_What is being asked_
From the listing below, extract each line containing the string "that".

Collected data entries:
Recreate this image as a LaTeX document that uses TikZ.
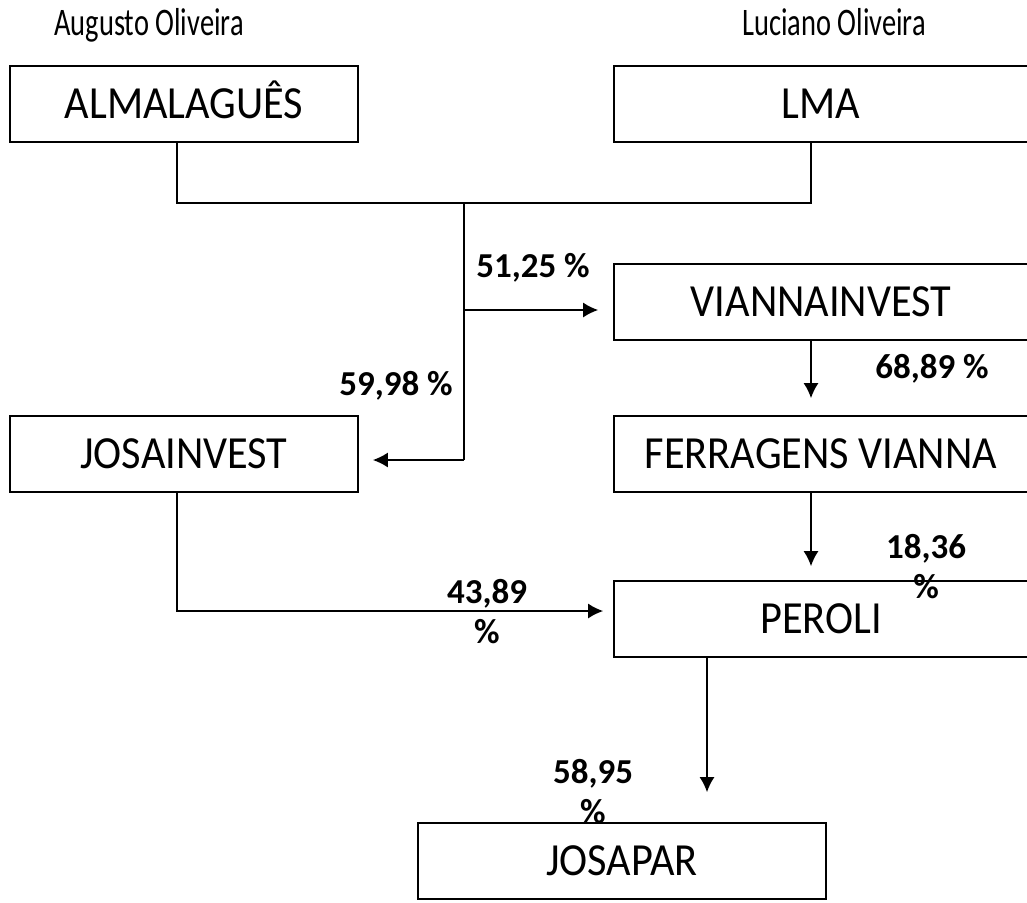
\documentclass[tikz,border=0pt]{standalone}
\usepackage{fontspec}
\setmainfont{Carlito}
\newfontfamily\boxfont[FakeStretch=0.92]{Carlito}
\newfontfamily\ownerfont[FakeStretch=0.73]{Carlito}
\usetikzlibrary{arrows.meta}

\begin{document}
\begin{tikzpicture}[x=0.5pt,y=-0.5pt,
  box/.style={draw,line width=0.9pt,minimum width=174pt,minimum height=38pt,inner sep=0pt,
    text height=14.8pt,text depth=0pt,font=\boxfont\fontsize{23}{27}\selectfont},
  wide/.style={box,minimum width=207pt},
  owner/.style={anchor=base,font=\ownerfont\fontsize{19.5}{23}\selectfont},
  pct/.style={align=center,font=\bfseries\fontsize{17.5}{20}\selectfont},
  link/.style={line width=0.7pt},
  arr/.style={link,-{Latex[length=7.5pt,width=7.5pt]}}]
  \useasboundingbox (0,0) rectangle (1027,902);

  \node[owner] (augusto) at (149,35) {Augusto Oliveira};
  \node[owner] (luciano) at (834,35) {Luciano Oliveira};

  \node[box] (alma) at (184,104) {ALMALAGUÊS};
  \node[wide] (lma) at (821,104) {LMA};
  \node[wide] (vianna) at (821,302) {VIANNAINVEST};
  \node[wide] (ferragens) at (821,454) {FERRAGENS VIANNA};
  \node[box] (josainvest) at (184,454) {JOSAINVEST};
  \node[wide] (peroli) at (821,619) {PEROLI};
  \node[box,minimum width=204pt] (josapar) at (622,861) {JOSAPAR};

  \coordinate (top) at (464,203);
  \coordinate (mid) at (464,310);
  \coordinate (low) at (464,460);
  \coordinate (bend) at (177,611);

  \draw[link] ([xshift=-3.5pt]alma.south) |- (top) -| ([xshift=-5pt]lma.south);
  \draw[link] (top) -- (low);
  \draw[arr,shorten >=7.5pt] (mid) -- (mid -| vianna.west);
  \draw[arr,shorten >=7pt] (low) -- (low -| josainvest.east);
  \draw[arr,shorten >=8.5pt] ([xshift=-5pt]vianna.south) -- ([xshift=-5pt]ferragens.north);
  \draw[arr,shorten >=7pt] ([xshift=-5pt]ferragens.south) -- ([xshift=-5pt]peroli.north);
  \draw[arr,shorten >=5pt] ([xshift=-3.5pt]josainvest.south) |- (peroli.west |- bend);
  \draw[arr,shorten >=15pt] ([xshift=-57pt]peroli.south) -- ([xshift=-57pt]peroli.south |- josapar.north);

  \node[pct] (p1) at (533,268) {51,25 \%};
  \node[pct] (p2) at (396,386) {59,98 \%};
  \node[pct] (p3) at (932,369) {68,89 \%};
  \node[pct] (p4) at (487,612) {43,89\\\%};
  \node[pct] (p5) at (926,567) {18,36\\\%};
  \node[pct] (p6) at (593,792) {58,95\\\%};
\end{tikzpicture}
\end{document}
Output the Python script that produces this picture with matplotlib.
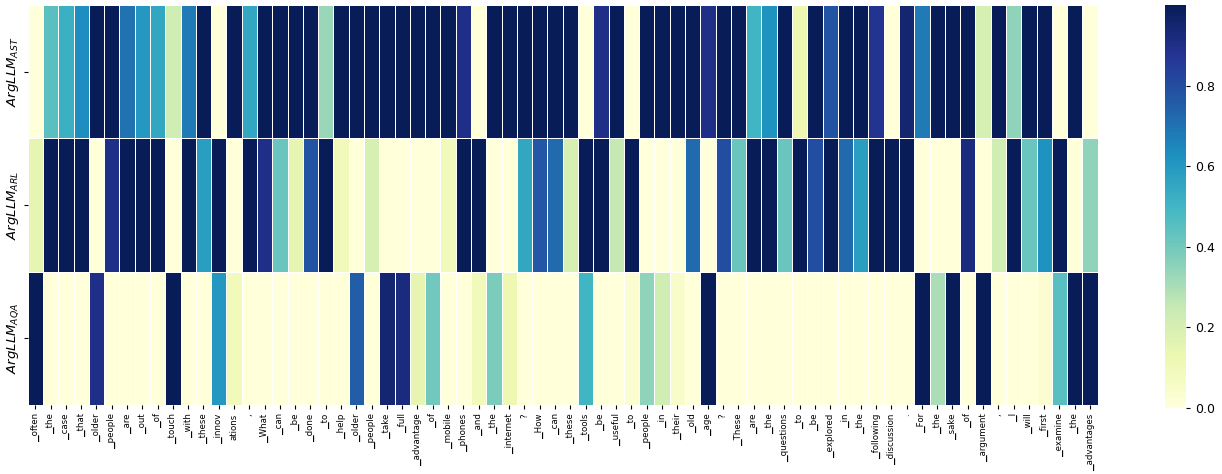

_The answer_
Recreate this image as a LaTeX document that uses TikZ.
Output the Python script that produces this picture with matplotlib.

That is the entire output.